How do you write a polynomial function of least degree with integral coefficients that has the given zeros -3, -1/3, 5?

Oct 16, 2016

$f \left(x\right) = 3 {x}^{3} - 5 {x}^{2} - 47 x - 15$

Explanation:

If the zero is c, the factor is (x-c).

So for zeros of $- 3 , - \frac{1}{3} , 5$, the factors are

$\left(x + 3\right) \left(x + \frac{1}{3}\right) \left(x - 5\right)$

Let's take a look at the factor $\left(x + \frac{\textcolor{b l u e}{1}}{\textcolor{red}{3}}\right)$. Using the factor in this form will not result in integer coefficients because $\frac{1}{3}$ is not an integer.

Move the $\textcolor{red}{3}$ in front of the x and leave the $\textcolor{b l u e}{1}$ in place: $\left(\textcolor{red}{3} x + \textcolor{b l u e}{1}\right)$.

When set equal to zero and solved, both
$\left(x + \frac{1}{3}\right) = 0$ and $\left(3 x + 1\right) = 0$ result in $x = - \frac{1}{3}$.

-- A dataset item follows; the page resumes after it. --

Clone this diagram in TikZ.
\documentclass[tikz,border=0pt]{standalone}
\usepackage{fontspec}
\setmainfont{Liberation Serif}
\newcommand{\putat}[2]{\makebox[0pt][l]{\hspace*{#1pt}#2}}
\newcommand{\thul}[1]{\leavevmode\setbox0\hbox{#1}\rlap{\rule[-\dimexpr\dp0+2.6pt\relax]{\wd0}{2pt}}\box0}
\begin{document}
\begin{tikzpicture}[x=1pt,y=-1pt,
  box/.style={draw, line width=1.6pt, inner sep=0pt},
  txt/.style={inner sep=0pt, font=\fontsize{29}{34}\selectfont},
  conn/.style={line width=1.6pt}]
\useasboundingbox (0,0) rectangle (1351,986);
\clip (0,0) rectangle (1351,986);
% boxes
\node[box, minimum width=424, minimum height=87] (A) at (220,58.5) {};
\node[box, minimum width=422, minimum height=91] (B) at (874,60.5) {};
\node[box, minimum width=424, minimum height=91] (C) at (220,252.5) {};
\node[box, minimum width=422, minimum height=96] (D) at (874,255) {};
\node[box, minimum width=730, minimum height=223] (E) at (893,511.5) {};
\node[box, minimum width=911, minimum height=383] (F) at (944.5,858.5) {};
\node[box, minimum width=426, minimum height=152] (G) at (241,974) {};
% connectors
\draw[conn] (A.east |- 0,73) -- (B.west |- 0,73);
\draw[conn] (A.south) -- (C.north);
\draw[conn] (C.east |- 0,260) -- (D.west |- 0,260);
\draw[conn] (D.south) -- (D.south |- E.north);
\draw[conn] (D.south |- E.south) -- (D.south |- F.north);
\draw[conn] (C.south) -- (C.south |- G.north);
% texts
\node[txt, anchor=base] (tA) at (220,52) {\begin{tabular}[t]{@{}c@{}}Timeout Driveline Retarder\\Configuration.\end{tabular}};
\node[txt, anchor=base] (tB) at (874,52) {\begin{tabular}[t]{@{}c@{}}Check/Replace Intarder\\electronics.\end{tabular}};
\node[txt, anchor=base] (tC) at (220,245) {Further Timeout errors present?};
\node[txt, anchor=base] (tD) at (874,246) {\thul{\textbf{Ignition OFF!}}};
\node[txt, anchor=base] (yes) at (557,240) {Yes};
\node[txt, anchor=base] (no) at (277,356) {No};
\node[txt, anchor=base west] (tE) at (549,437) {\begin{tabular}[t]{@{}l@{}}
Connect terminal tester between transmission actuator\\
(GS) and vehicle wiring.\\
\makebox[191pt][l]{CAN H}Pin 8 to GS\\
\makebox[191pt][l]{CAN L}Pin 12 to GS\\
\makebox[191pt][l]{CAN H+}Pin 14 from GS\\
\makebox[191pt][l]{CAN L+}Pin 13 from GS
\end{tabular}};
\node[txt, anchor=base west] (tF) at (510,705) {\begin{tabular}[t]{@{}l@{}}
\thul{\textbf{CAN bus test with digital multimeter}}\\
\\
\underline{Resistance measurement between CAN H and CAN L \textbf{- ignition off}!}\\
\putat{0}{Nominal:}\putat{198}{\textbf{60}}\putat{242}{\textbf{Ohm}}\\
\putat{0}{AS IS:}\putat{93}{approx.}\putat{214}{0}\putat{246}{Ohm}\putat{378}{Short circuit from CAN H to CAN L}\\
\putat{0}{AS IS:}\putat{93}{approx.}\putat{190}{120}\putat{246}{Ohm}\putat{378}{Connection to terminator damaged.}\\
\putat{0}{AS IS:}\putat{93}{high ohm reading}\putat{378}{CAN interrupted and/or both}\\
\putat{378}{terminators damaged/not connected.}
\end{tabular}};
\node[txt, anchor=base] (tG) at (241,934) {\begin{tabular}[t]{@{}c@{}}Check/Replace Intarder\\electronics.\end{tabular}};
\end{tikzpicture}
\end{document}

$f \left(x\right) = \left(x + 3\right) \left(3 x + 1\right) \left(x - 5\right)$

Multiply the first two factors.

$f \left(x\right) = \left(3 {x}^{2} + 10 x + 3\right) \left(x - 5\right)$

Multiply/distribute again.

$f \left(x\right) = 3 {x}^{3} + 10 {x}^{2} + 3 x - 15 {x}^{2} - 50 x - 15$

Combine like terms.

$f \left(x\right) = 3 {x}^{3} - 5 {x}^{2} - 47 x - 15$